O senhor definiu o Brexit como o “crepúsculo de um projeto de civilização”.
O Brexit é uma catástrofe para a Inglaterra, que já começa a pagar o preço. Mas é também uma catástrofe para a Europa. Fala-se sempre no motor franco-alemão. Mas há um terceiro motor, que é o inglês. O formato de Europa no qual se aposta há 60 anos foi inventado na Inglaterra. É um modelo democrata e liberal, de sociedade aberta, e nasceu na Inglaterra. O discurso de Churchill em 1946, em Zurique, é um dos discursos fundadores da Europa. Não sei o que poderá ser a Europa sem o motor britânico.
A Europa, como entidade política, tem futuro?

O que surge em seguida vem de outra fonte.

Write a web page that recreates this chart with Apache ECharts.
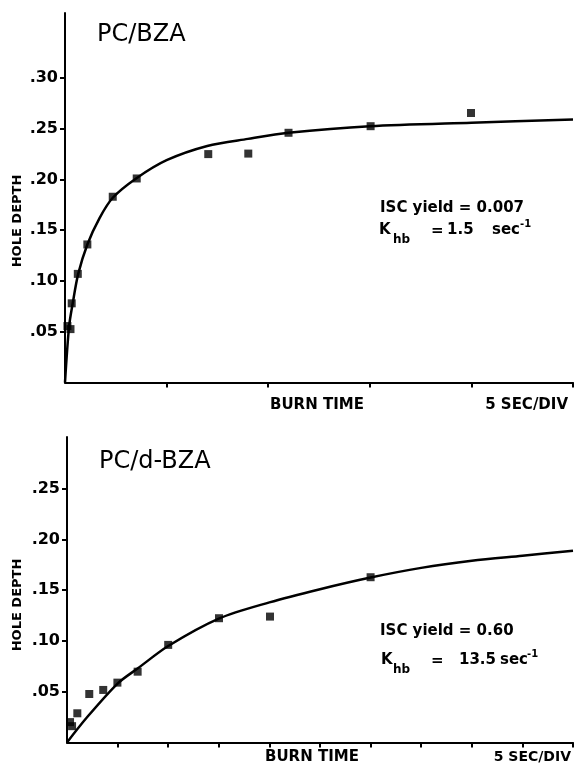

A Europa pode acabar se desfazendo. O grande erro dos europeus foi o de pensar que a Europa era irreversível. Na verdade, não é. A Europa se fez e se desfez várias vezes. E isso do império romano até o império austro-húngaro, passando por Carlos Magno, Carlos Quinto, Napoleão. Houve vários momentos em que a Europa estava à beira de se formar e se desconstruiu. Se isso ocorrer de novo, será um acréscimo de desordem e de miséria para os povos da Europa. Seria um empobrecimento da Europa. Mesmo o euro não sobreviverá sem uma união política. Uma moeda única só funciona quando está ligada a uma política única. O dólar levou um século a tatear nos Estados Unidos, esteve à beira de desaparecer, a coabitar com outras moedas, até a Guerra da Secessão, quando o Norte ganhou a luta política contra o Sul. Sem este passo adiante – sangrento – na direção do federalismo, o dólar não teria dado certo. As duas únicas moedas únicas na história dos dois últimos séculos que funcionaram imediatamente foram a lira italiana e o franco suíço. Porque a unidade da moeda e a unidade nacional ocorreram no mesmo momento. Não há outro exemplo de uma moeda única que funcione sem uma política comum.
O que o senhor achou do prêmio Nobel concedido a Bob Dylan?
Gostei que lhe deram o prêmio. É um escritor. Dylan, é literatura. Os textos de suas canções são literatura. Uma literatura magra, breve, rara, mas uma literatura.
O senhor mantém ainda otimismo?
Não faria o que faço, não iria prejudicar minha saúde no Iraque e em outros lugares, durante várias semanas, se não guardasse uma parte de esperança.